Kane: The Pacers have been the surprise story of the NBA season, and Oladipo has them in the playoffs despite the fact Indiana’s roster is completely devoid of star power. Oladipo, Kyrie Irving, and LaMarcus Aldridge are the only 20-point-per-game scorers without a teammate that averaged at least 15—and the other two have the benefit of being coached by basketball sorcerers. After a year in Oklahoma City serving as a pawn in Westbrook’s “He had no help!” MVP campaign, it’s ironic that Oladipo has had his best season in a similar predicament.

Uggetti: Davis. The Pelicans signed Jordan Crawford on Thursday. They needed Jordan Crawford. That tells you all you need to know about how much Davis has carried NOLA since Boogie went down. I expected them to drop out of the playoffs. Instead, Davis has resurrected the team—and a whole lot of people’s jobs within the franchise—by putting together a second half that would win any MVP on any planet that didn’t also inhabit James Harden.

The Best Player in the World Belt

For the player you’re picking ahead of anyone in the league right now.

Chau: LeBron James until at least 2021. We’ll see where biomechanical engineering is by then and reassess.

O’Shaughnessy: LeBron. Age is just a number.

Gonzalez: This is a question we’re honestly considering?
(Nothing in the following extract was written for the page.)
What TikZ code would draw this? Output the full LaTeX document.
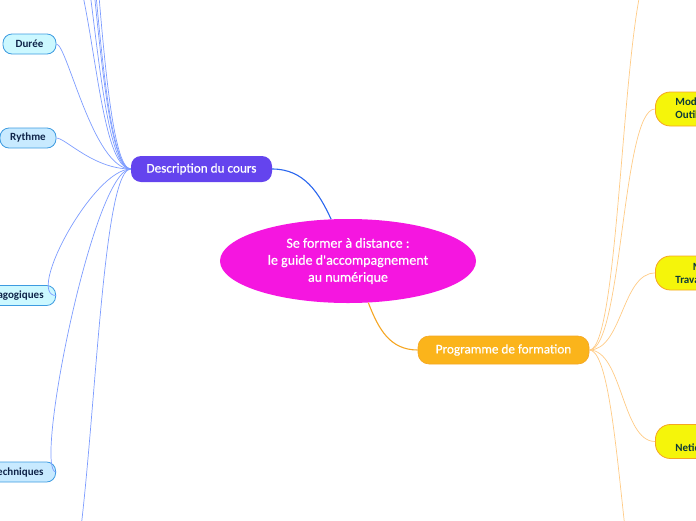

Uggetti: Insert paragraph espousing and repeating the ways LeBron has proved to us this season that he’s still the best player in the world at 33 years old.

Or just read Zach Kram on how LeBron just had one of the five best stretches of his career.

Kane: As praiseworthy as LeBron’s numbers are for his age and mileage, more impressive still has been his propensity for making highlight-reel plays. There was the behind-the-back dribble through his teammate’s legs, the sassy no-look, the Exorcism of Jusuf Nurkic, and my personal favorite, when he made the Wolves fold their entire franchise in just five seconds:

Verrier: LeBron. This question needed to be asked for posterity!